Aides talked President Donald Trump out of showing up in person to defend himself at Wednesday's impeachment vote in the House of Representatives, The New York Times reported.
Trump has been isolated since last week's riot at the US Capitol, abandoned by allies, cut off by the business world, and deprived of his Twitter account.
Lawmakers voted 232-197 to impeach Trump, with 10 Republicans supporting the move.
Trump issued a video after the impeachment condemning the violence in stronger terms than before.
President Donald Trump was talked out of showing up in person at the House of Representatives to defend himself ahead of his second impeachment, The New York Times reported.
Aides are said to have convinced the president it would be a bad idea to offer a defense during Wednesday's vote.
In December 2019, when Trump was impeached for the first time, reports suggested he also wanted to give an in-person defense but was talked out of it.

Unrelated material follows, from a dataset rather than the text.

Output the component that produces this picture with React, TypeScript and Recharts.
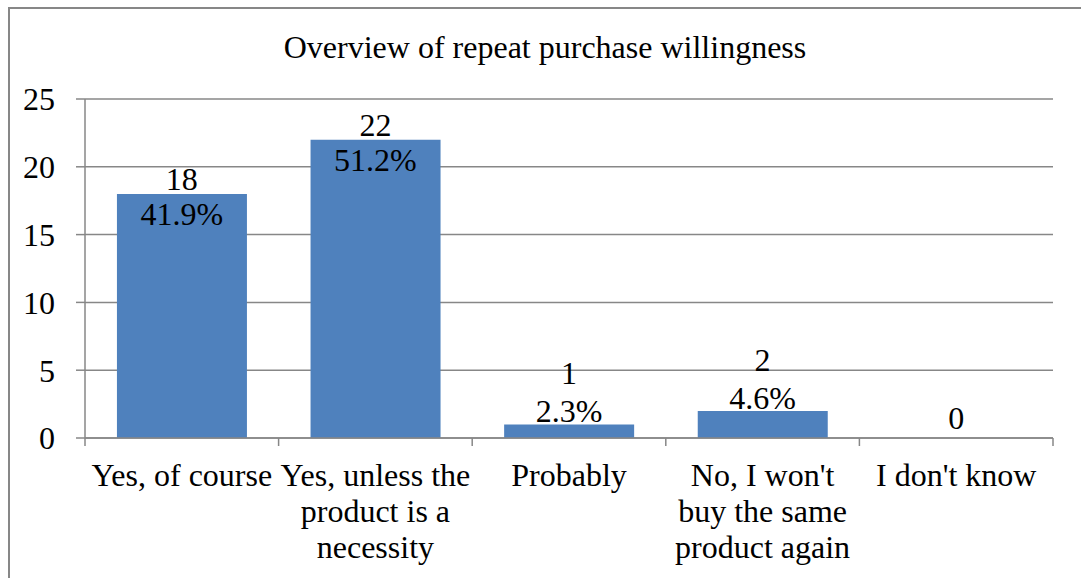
import { ComposedChart, Bar, Line, XAxis, YAxis, CartesianGrid, LabelList } from "recharts";

const categories = [
  "Yes, of course",
  "Yes, unless the product is a necessity",
  "Probably",
  "No, I won't buy the same product again",
  "I don't know",
];
const tickLines = [
  ["Yes, of course"],
  ["Yes, unless the", "product is a", "necessity"],
  ["Probably"],
  ["No, I won't", "buy the same", "product again"],
  ["I don't know"],
];
const counts = [18, 22, 1, 2, 0];
const shares = ["41.9%", "51.2%", "2.3%", "4.6%", ""];
const yTicks = [0, 5, 10, 15, 20, 25];

const W = 1081;
const H = 578;
const MARGIN = { top: 99, right: 28, bottom: 0, left: 0 };
const Y_WIDTH = 85;
const FONT = "'Liberation Serif', 'Times New Roman', serif";
const FS = 32;
const GRAY = "#878787";

const band = (W - MARGIN.left - MARGIN.right - Y_WIDTH) / categories.length;

const data = categories.map((name, i) => ({ name, count: counts[i], share: shares[i] }));

function XTick(props: any) {
  const { x, y, index } = props;
  const lines = tickLines[index] || [];
  return (
    <g>
      <line x1={x - band / 2} x2={x - band / 2} y1={y - 8} y2={y} stroke={GRAY} strokeWidth={1.5} />
      {index === categories.length - 1 && (
        <line x1={x + band / 2} x2={x + band / 2} y1={y - 8} y2={y} stroke={GRAY} strokeWidth={1.5} />
      )}
      {lines.map((l, k) => (
        <text
          key={k}
          x={x}
          y={y + 29 + k * 36}
          textAnchor="middle"
          dominantBaseline="central"
          fontSize={FS}
          fontFamily={FONT}
          fill="#000"
        >
          {l}
        </text>
      ))}
    </g>
  );
}

// Excel-style labels: tall bars straddle the top, short bars sit above it
function ValueLabel(props: any) {
  const { x, y, index } = props;
  const share = shares[index];
  const value = counts[index];
  const txt = (yy: number, s: string | number) => (
    <text x={x} y={yy} textAnchor="middle" dominantBaseline="central" fontSize={FS} fontFamily={FONT} fill="#000">
      {s}
    </text>
  );
  if (!share) return <g>{txt(y - 20, value)}</g>;
  if (value >= 10) {
    return (
      <g>
        {txt(y - 15, value)}
        {txt(y + 20, share)}
      </g>
    );
  }
  return (
    <g>
      {txt(y - 51, value)}
      {txt(y - 13, share)}
    </g>
  );
}

export default function App() {
  return (
    <div style={{ position: "absolute", left: 0, top: 0, width: W, height: H, background: "#fff", overflow: "hidden" }}>
      <div
        style={{
          position: "absolute",
          left: 8,
          top: 7,
          width: W,
          height: H,
          border: `2px solid ${GRAY}`,
          boxSizing: "border-box",
        }}
      />
      <div
        style={{
          position: "absolute",
          left: 0,
          top: 28,
          width: 1090,
          textAlign: "center",
          fontFamily: FONT,
          fontSize: FS,
          lineHeight: "38px",
          color: "#000",
        }}
      >
        Overview of repeat purchase willingness
      </div>
      <div style={{ position: "absolute", left: 0, top: 0 }}>
        <ComposedChart width={W} height={H} data={data} margin={MARGIN} barCategoryGap="16.5%">
          <CartesianGrid vertical={false} stroke={GRAY} strokeWidth={1.5} />
          <XAxis
            dataKey="name"
            interval={0}
            height={140}
            tickLine={false}
            tickSize={8}
            tickMargin={0}
            axisLine={{ stroke: GRAY, strokeWidth: 1.5 }}
            tick={<XTick />}
          />
          <YAxis
            domain={[0, 25]}
            ticks={yTicks}
            width={Y_WIDTH}
            tickSize={9}
            tickMargin={21}
            axisLine={{ stroke: GRAY, strokeWidth: 1.5 }}
            tickLine={{ stroke: GRAY, strokeWidth: 1.5 }}
            tick={{ fontSize: FS, fontFamily: FONT, fill: "#000" }}
          />
          <Bar dataKey="count" fill="#4F81BD" isAnimationActive={false} />
          <Line
            dataKey="count"
            stroke="none"
            dot={false}
            activeDot={false}
            isAnimationActive={false}
          >
            <LabelList dataKey="count" content={<ValueLabel />} />
          </Line>
        </ComposedChart>
      </div>
    </div>
  );
}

In Wednesday's vote, Trump was impeached by 232-197 on a single charge of "incitement of insurrection" related to the January 6 riot of his supporters at the US Capitol. Ten Republicans sided with Democrats in the vote.
Having been kicked off Twitter after the attack on the Capitol, Trump is without his favored platform to intervene and attempt to shape events.
The president in his last stretch in office is an isolated figure, abandoned by allies in politics and business, and even apparently turning on his personal attorney Rudy Giuliani in a dispute over legal bills.
Trump released a video after the vote in which he expressed no personal regret for the violence, which left five people dead. He did, however, condemn it in stronger terms than before.
"Violence and vandalism have no place in our country," he said, adding: "No true supporter of mine would ever endorse political violence."
According to reports, Trump has been warned by the White House counsel, Pat Cipollone, that he faces legal dangers for the riot, where supporters ransacked the Capitol shortly after being told by Trump at a rally to "fight like hell" in their bid to overturn the results of the election.